**SUPPLIED DATA**
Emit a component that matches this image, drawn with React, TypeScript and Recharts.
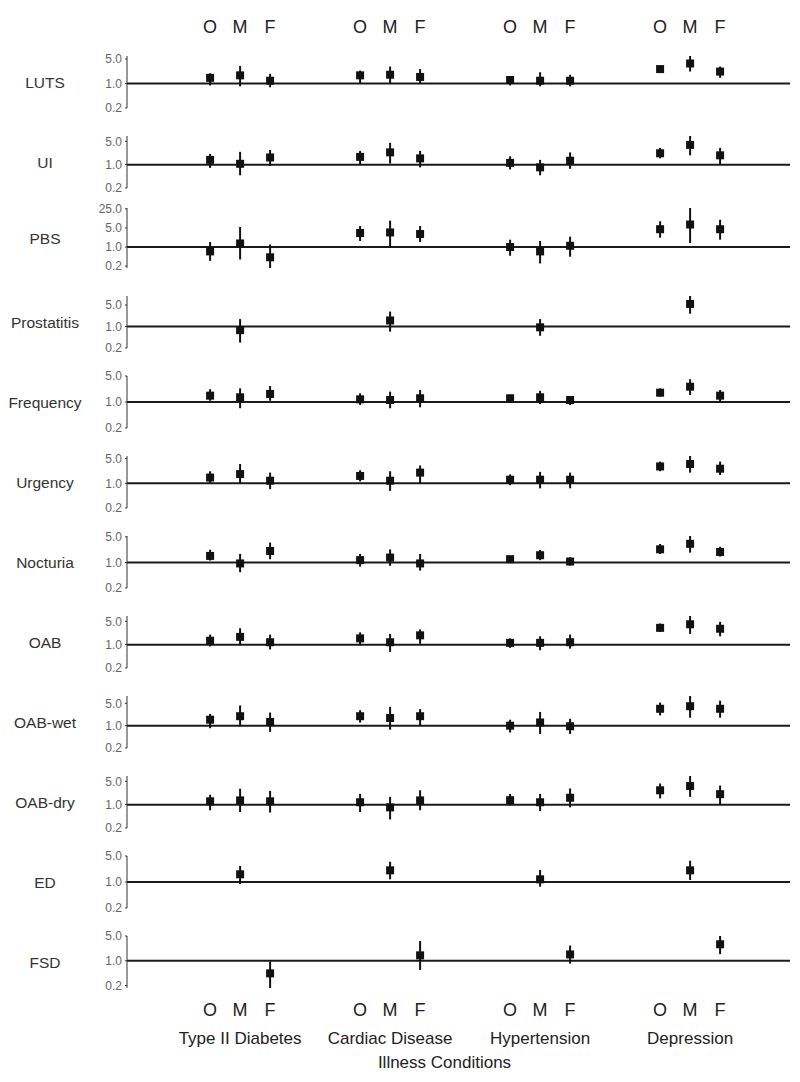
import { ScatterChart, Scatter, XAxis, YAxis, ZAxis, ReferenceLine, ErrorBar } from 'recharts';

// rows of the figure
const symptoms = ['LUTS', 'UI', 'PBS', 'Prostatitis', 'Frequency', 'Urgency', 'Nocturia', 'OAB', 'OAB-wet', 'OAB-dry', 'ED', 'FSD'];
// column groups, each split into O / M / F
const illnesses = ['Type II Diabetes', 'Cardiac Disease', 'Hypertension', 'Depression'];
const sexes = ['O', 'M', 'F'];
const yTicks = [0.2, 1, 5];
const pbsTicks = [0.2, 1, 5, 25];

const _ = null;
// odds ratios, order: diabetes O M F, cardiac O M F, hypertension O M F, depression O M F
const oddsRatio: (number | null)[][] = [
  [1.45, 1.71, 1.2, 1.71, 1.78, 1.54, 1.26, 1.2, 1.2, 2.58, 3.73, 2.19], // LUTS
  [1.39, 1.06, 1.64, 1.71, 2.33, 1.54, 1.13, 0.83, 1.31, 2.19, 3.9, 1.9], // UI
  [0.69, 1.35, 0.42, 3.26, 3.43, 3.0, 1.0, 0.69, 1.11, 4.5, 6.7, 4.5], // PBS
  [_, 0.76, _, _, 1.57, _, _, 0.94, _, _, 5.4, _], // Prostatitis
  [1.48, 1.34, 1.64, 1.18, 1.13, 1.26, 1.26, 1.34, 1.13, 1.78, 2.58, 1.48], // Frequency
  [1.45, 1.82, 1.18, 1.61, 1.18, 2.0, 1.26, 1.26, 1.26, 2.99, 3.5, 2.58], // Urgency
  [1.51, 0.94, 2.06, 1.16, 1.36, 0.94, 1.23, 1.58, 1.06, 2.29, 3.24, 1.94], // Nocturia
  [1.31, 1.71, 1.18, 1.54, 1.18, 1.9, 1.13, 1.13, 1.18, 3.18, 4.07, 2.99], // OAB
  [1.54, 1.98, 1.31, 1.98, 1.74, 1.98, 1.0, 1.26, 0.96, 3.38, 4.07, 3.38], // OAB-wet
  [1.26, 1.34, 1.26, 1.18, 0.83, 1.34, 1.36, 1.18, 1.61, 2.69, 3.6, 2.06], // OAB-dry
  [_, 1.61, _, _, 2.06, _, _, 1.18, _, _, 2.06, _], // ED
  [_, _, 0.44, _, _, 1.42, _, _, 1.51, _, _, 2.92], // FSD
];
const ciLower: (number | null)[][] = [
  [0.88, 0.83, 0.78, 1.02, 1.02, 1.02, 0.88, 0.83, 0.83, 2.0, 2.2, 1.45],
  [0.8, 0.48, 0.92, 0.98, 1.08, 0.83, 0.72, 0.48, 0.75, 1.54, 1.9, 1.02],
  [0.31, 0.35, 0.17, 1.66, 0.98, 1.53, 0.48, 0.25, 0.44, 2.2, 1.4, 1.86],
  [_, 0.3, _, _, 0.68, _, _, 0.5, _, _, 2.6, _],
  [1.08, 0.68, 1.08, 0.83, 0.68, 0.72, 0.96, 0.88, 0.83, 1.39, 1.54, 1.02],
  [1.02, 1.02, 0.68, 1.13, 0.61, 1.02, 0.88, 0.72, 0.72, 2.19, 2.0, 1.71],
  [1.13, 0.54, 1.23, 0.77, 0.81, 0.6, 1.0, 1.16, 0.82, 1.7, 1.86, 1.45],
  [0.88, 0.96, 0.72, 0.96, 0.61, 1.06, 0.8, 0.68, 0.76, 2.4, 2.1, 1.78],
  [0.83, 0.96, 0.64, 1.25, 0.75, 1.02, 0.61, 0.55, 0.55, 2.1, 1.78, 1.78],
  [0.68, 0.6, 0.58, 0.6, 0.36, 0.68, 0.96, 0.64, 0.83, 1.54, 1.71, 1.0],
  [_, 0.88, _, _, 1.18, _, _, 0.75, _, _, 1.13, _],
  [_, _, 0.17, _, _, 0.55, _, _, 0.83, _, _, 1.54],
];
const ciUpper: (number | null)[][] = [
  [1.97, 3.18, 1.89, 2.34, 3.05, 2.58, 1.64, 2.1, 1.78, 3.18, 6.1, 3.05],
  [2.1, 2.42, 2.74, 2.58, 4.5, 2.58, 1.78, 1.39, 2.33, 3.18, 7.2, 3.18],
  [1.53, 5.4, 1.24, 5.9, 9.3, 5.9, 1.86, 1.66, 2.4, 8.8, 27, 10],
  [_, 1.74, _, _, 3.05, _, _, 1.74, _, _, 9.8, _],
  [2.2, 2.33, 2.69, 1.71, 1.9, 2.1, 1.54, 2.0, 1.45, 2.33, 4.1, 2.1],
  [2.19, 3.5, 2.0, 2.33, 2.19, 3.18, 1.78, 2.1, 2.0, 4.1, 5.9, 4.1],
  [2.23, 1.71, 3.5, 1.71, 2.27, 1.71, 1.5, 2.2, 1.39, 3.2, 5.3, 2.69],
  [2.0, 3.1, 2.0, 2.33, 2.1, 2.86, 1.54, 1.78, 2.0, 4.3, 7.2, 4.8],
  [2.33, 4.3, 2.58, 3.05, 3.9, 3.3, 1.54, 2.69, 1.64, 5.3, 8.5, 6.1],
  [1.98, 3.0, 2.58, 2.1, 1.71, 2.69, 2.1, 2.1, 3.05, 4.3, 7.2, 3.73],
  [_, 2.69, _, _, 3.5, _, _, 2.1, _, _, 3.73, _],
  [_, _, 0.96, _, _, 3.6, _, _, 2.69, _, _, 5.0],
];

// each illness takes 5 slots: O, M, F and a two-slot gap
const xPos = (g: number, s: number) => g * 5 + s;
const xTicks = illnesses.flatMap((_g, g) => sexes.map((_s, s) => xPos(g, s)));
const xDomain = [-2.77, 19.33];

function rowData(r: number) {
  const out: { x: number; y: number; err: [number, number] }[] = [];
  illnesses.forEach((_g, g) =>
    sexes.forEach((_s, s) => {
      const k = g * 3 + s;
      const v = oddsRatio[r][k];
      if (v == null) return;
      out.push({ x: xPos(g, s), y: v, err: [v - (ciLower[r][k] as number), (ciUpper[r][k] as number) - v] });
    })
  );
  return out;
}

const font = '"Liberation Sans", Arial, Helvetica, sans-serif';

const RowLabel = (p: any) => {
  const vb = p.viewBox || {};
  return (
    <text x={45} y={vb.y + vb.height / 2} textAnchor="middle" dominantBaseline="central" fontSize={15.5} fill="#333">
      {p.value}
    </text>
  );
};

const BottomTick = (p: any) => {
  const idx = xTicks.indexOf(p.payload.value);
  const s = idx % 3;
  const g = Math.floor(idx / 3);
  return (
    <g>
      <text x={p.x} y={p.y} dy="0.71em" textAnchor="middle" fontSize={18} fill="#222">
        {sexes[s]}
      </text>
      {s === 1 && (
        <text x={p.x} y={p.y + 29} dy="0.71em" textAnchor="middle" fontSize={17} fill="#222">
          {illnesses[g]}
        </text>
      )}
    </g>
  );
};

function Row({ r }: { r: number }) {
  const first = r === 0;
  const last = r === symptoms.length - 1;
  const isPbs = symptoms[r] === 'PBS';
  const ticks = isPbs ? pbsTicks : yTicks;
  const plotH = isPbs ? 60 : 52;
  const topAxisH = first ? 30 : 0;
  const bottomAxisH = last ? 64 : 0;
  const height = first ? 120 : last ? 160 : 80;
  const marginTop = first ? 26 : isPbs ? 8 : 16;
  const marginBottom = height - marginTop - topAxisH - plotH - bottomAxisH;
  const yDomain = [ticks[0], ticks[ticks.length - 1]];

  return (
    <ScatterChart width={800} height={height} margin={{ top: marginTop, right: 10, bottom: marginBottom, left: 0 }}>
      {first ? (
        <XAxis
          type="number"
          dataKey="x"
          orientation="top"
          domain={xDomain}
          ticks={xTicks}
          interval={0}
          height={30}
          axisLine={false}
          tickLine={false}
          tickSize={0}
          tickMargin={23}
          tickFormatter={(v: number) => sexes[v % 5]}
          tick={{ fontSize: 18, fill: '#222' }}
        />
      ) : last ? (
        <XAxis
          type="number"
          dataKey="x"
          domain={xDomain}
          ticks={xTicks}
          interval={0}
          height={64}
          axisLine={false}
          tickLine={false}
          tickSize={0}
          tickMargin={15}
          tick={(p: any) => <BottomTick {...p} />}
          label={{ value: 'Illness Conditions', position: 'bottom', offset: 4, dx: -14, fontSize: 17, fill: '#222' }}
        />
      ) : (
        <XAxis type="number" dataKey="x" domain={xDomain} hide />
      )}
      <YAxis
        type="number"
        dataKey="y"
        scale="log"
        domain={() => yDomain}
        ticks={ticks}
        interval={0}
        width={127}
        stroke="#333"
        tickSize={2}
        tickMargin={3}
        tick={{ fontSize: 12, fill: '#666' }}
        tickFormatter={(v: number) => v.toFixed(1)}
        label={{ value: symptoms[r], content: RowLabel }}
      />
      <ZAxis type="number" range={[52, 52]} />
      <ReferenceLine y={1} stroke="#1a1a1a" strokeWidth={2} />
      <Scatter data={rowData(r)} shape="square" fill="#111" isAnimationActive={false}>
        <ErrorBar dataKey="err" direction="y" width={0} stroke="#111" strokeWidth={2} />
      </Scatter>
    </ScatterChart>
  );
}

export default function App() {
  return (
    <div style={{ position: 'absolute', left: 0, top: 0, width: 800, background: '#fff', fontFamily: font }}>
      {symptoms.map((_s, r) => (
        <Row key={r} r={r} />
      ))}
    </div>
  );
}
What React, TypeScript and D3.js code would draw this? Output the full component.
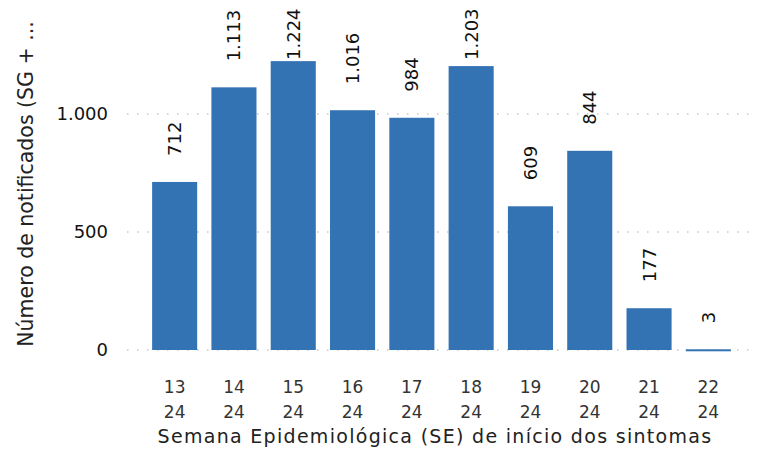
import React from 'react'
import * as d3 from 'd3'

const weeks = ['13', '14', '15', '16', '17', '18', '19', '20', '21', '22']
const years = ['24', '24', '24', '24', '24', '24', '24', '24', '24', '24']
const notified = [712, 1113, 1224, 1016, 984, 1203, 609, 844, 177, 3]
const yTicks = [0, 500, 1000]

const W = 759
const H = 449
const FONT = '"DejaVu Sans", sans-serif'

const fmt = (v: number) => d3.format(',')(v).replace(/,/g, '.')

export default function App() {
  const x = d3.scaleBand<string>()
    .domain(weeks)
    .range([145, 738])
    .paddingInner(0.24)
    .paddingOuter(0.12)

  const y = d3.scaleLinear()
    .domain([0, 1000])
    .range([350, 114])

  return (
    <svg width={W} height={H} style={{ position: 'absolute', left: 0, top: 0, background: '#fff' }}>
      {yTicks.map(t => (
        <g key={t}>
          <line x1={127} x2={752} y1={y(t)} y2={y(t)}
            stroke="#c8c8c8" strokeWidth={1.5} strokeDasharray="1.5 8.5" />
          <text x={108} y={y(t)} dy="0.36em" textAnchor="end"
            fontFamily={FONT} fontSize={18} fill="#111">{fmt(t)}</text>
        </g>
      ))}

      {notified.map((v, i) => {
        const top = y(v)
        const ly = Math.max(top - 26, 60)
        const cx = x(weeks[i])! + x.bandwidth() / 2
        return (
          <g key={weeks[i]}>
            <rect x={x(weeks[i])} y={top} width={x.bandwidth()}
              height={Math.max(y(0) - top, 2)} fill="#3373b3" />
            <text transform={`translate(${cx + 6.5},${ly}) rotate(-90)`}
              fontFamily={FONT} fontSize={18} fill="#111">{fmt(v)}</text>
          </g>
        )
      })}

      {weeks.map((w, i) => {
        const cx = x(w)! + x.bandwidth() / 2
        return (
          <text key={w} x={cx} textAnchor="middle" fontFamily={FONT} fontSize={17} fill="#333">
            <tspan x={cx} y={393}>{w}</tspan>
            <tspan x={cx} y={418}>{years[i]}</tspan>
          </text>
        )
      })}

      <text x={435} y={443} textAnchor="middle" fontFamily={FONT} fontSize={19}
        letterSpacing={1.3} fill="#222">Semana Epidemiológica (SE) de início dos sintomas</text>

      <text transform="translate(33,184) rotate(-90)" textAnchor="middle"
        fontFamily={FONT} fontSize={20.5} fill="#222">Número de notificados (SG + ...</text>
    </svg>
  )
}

**THE EXERCISE**
Repeat only what runs from the first line of the records above to the line with "const pbsTicks = [0.2, 1, 5, 25];", both included, word for word, minus the pictures.

**EXERCISE RESPONSE**
Emit a component that matches this image, drawn with React, TypeScript and Recharts.
import { ScatterChart, Scatter, XAxis, YAxis, ZAxis, ReferenceLine, ErrorBar } from 'recharts';

// rows of the figure
const symptoms = ['LUTS', 'UI', 'PBS', 'Prostatitis', 'Frequency', 'Urgency', 'Nocturia', 'OAB', 'OAB-wet', 'OAB-dry', 'ED', 'FSD'];
// column groups, each split into O / M / F
const illnesses = ['Type II Diabetes', 'Cardiac Disease', 'Hypertension', 'Depression'];
const sexes = ['O', 'M', 'F'];
const yTicks = [0.2, 1, 5];
const pbsTicks = [0.2, 1, 5, 25];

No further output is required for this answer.